The request: Return exactly, please, the lines that run from the line with "Generate a Python" to the line with "ax.bar(xg, gaz, width=w, color=gaz_color, label='Gaz')", ends included, and omit all pictures.

Input data:
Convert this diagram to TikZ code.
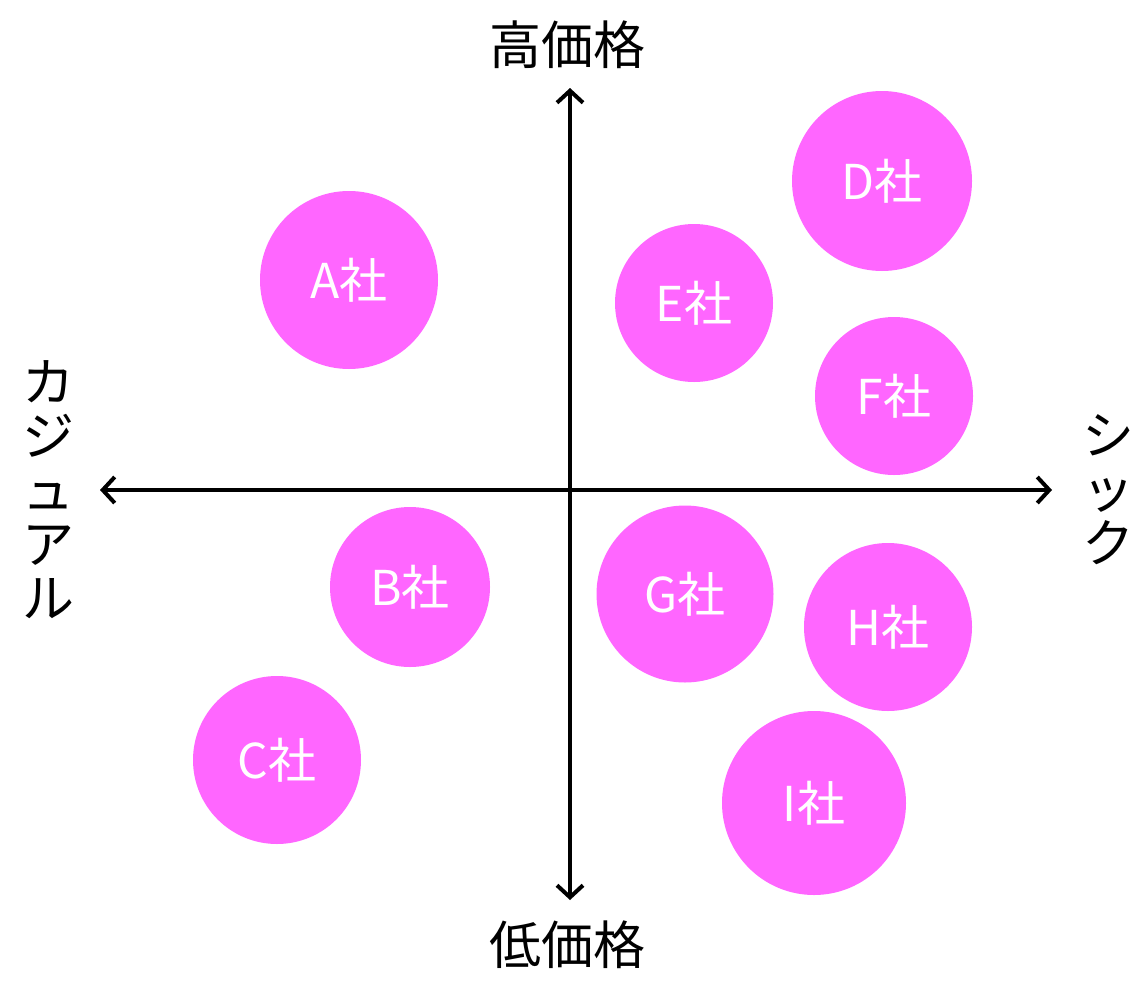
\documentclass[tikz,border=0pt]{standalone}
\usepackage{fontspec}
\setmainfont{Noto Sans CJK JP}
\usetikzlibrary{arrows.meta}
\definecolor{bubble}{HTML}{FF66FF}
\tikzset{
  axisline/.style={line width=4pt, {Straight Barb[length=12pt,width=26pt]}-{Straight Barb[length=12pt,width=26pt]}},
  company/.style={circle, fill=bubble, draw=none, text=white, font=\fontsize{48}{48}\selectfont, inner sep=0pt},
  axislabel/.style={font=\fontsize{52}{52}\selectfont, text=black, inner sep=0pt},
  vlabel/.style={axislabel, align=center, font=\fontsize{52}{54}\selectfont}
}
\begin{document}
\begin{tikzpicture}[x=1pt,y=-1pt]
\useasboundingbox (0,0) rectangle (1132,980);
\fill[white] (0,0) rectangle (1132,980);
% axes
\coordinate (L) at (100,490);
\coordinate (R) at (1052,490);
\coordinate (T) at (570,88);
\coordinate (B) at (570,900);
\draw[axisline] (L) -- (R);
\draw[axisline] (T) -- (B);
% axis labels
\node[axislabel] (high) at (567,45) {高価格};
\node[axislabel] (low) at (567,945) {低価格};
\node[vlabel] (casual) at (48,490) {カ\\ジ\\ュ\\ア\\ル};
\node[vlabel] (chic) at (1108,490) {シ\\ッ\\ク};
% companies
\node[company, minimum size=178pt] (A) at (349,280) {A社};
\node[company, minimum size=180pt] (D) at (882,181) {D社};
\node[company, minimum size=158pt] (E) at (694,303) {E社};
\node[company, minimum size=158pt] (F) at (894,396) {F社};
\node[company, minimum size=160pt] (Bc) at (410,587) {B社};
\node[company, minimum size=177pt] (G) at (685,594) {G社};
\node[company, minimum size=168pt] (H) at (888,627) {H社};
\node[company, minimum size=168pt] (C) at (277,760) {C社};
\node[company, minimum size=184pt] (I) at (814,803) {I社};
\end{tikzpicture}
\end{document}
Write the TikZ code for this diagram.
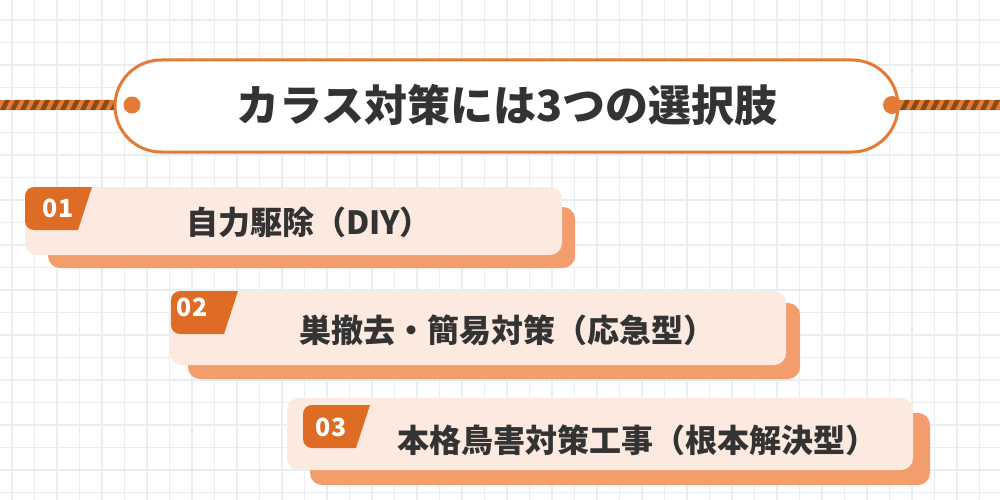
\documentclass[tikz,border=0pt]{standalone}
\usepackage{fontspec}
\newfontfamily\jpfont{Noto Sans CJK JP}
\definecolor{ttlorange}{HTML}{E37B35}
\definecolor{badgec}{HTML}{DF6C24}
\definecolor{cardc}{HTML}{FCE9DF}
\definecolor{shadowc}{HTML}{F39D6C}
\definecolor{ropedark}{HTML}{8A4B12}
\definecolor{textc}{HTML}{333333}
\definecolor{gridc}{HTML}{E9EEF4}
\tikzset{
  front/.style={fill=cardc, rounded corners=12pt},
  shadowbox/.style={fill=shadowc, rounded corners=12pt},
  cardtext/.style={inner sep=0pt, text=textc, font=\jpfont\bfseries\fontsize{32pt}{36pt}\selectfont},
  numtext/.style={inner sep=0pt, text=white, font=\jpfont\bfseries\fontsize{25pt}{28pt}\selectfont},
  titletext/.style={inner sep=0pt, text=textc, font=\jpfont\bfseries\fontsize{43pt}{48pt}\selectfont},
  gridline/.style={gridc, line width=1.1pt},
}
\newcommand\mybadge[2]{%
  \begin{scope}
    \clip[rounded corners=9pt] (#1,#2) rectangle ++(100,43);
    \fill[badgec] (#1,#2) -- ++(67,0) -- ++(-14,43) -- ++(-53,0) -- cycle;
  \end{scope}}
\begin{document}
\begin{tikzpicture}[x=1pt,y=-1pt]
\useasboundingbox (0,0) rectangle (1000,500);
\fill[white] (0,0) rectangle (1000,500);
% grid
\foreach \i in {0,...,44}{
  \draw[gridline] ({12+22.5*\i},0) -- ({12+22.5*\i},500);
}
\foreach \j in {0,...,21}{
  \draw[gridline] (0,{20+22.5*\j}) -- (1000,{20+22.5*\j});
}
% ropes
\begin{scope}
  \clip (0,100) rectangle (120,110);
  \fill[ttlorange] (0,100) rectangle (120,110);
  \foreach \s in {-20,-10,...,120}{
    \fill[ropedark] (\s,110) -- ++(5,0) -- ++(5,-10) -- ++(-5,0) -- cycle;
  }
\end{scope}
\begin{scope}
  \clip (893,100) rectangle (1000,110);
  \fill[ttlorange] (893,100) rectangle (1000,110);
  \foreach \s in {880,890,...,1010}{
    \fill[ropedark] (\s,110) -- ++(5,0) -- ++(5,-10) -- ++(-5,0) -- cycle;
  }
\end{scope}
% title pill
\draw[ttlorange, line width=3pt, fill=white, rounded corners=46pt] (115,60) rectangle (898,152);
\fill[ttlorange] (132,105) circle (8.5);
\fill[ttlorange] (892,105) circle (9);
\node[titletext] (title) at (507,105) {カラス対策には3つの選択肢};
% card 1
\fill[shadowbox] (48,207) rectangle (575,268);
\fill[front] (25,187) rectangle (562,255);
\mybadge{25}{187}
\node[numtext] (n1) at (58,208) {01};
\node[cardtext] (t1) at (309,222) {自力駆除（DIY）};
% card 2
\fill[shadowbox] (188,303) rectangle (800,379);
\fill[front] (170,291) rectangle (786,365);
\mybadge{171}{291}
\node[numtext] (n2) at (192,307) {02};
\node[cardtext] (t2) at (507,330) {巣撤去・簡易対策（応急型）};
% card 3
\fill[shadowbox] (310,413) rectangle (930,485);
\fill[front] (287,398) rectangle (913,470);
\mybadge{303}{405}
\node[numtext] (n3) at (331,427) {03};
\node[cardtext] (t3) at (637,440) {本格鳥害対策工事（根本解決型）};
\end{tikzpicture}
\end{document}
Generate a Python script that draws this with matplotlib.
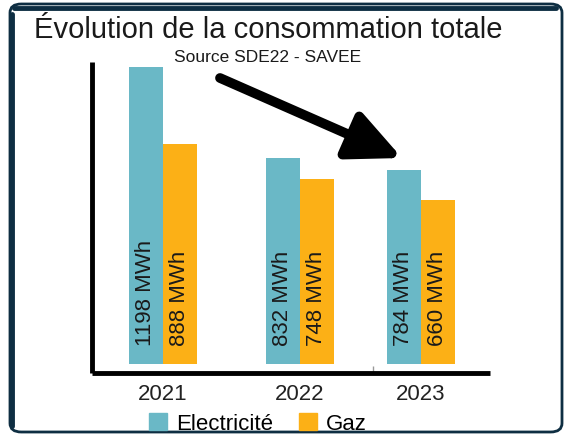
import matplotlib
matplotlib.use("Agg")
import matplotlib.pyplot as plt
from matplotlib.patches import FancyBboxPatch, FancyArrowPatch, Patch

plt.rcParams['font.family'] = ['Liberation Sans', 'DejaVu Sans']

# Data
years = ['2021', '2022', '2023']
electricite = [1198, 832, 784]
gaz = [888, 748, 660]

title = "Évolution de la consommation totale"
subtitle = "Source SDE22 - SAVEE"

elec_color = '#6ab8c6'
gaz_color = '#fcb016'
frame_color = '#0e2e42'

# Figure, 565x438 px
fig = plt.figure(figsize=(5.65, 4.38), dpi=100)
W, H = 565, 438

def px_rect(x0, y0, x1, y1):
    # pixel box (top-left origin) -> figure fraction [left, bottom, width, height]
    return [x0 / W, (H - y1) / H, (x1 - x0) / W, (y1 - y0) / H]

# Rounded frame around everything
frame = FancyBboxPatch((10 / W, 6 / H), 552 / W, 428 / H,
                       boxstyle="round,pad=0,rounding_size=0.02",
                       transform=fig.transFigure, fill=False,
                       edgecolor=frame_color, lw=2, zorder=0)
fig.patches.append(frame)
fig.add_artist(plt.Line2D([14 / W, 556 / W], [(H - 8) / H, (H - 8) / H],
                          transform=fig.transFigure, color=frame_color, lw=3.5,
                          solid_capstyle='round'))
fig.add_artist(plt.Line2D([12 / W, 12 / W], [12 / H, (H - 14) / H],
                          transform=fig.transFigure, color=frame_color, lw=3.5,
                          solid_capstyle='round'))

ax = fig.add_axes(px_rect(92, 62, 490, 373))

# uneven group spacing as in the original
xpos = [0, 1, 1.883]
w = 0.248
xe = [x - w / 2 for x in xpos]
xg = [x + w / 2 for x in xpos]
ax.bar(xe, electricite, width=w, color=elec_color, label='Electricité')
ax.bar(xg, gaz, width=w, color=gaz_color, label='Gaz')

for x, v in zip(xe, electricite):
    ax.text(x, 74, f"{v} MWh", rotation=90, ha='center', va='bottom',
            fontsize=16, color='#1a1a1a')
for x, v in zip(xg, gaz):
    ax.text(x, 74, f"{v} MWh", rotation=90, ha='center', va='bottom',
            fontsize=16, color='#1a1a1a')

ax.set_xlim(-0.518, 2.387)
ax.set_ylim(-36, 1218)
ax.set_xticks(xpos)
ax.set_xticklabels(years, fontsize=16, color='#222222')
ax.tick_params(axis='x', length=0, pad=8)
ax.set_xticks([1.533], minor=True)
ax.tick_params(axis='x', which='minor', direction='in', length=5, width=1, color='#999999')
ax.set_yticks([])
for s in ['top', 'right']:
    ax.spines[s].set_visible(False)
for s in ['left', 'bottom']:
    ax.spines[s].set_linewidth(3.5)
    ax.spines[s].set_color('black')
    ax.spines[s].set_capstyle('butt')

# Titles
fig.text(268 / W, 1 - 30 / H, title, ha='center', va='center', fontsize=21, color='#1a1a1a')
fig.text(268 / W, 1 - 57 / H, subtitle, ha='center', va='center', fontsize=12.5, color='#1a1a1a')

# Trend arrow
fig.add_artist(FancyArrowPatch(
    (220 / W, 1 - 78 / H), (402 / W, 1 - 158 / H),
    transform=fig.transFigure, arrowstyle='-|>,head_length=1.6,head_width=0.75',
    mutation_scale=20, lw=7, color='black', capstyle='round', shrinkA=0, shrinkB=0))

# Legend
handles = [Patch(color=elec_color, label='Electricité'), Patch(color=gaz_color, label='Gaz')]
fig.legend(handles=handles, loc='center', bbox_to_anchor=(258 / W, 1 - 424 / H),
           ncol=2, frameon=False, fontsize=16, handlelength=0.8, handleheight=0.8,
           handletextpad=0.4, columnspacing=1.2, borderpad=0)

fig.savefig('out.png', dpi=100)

Reply:
Generate a Python script that draws this with matplotlib.
import matplotlib
matplotlib.use("Agg")
import matplotlib.pyplot as plt
from matplotlib.patches import FancyBboxPatch, FancyArrowPatch, Patch

plt.rcParams['font.family'] = ['Liberation Sans', 'DejaVu Sans']

# Data
years = ['2021', '2022', '2023']
electricite = [1198, 832, 784]
gaz = [888, 748, 660]

title = "Évolution de la consommation totale"
subtitle = "Source SDE22 - SAVEE"

elec_color = '#6ab8c6'
gaz_color = '#fcb016'
frame_color = '#0e2e42'

# Figure, 565x438 px
fig = plt.figure(figsize=(5.65, 4.38), dpi=100)
W, H = 565, 438

def px_rect(x0, y0, x1, y1):
    # pixel box (top-left origin) -> figure fraction [left, bottom, width, height]
    return [x0 / W, (H - y1) / H, (x1 - x0) / W, (y1 - y0) / H]

# Rounded frame around everything
frame = FancyBboxPatch((10 / W, 6 / H), 552 / W, 428 / H,
                       boxstyle="round,pad=0,rounding_size=0.02",
                       transform=fig.transFigure, fill=False,
                       edgecolor=frame_color, lw=2, zorder=0)
fig.patches.append(frame)
fig.add_artist(plt.Line2D([14 / W, 556 / W], [(H - 8) / H, (H - 8) / H],
                          transform=fig.transFigure, color=frame_color, lw=3.5,
                          solid_capstyle='round'))
fig.add_artist(plt.Line2D([12 / W, 12 / W], [12 / H, (H - 14) / H],
                          transform=fig.transFigure, color=frame_color, lw=3.5,
                          solid_capstyle='round'))

ax = fig.add_axes(px_rect(92, 62, 490, 373))

# uneven group spacing as in the original
xpos = [0, 1, 1.883]
w = 0.248
xe = [x - w / 2 for x in xpos]
xg = [x + w / 2 for x in xpos]
ax.bar(xe, electricite, width=w, color=elec_color, label='Electricité')
ax.bar(xg, gaz, width=w, color=gaz_color, label='Gaz')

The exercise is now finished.